Happy Holidays! Thank you for reading and engaging with me on The Positive Contrarian this year. Today I am sharing one of my previous posts that focuses on the value of hope, something we all could use a little more of during the season of giving. I look forward to posting new content beginning the week of January 6.
In previous blogs like I need hope too: Redefining goals based on care recipients wishes in value-based care, I discussed the need for hope and how it drives decision making both from the perspective of the patient and their physicians. Since the teaching of physicians focuses on training to diagnose and treating aiming to cure, our hope lies within avoiding a situation that is ultimately impossible. Frequently we tie our “hope bucket” to an outcome that is unattainable; instead, we must shift our definition of success from one of curing to one of healing. Though they might appear to be the equivalent, they are quite different. Healing encompasses emotional and spiritual components and touches our patients at a much deeper level beyond physical, whereas curing is purely physiological.
“Focused” hope centers on curing, whereas “intrinsic” hope involves a more realistic and resilient emotional foundation. Historically, healing implies a deeper, more subjective transformation, regardless of whether or not a cure occurs. The foundation of healing involves the evolution of intrinsic hope which is hope regardless of an outcome. If we want to influence hope in our patients, as physicians, it is imperative to pivot from being curers to healers. The way we do this is to aid in our patient’s journey through hope. One can have focused hope, but eventually, it is essential to transition to intrinsic hope especially if an illness is progressing or when a negative outcome is probable. Sharing a poor prognosis requires us to also adjust how we define success. Once we understand the situation, it’s imperative to assist those we serve to transition from focused to intrinsic hope.
The value of Intrinsic hope is it begins to replace unrealistic expectations with a more profound and resilient emotional foundation. This new way of thinking shifts the focus to the quality of life and elevation of personal meaning. Consequently, this might be as simple as helping our patients focus on having fun, seeking out old friends, or connecting with a higher power. For example, if a treatment has failed, the goal shifts to a trip to visit old friends, thus the intrinsic hope of reconnections and the pleasure that will bring.

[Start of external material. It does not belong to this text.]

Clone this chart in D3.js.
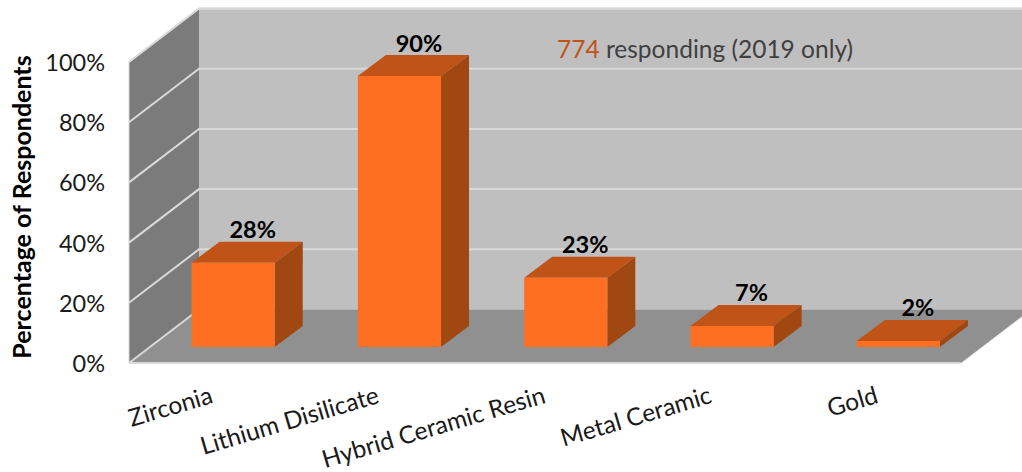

As Physicians, mindfulness and remaining in the moment is also key. As healers, we must gain insight into emotional issues in addition to the physiological situation of those we treat. Though we might need to guide the conversation between the focus of a cure and reality, we must do so in a way that discloses the underlying concerns. One such method is to “ask-tell-ask” where one asks an open ended question, then gives information, and continues the conversation in an exploratory manner.
Re-framing also must occur. Human nature tends to prevent us from moving from the flight or fight component of our being. Therefore, it’s necessary to work with others on the journey by continuously reframing the situation without removing hope, but instead replacing focused hope with intrinsic hope. Emotional defenses warrant a determined yet compassionate approach.
Ultimately, as clinicians, we must decide if we wish to block out the emotional impact of this portion of our calling for self-protection or instead utilize this communal relationship we create to elevate the joy of what we do by focusing on the positive impact we are having. This latter approach allows us to be successful within a contextual model that is much deeper than just providing a cure. Let us continue to evolve our definitions of success, hope, and healing to better care for those we are blessed to serve while simultaneously growing personally in the joy of our vocation.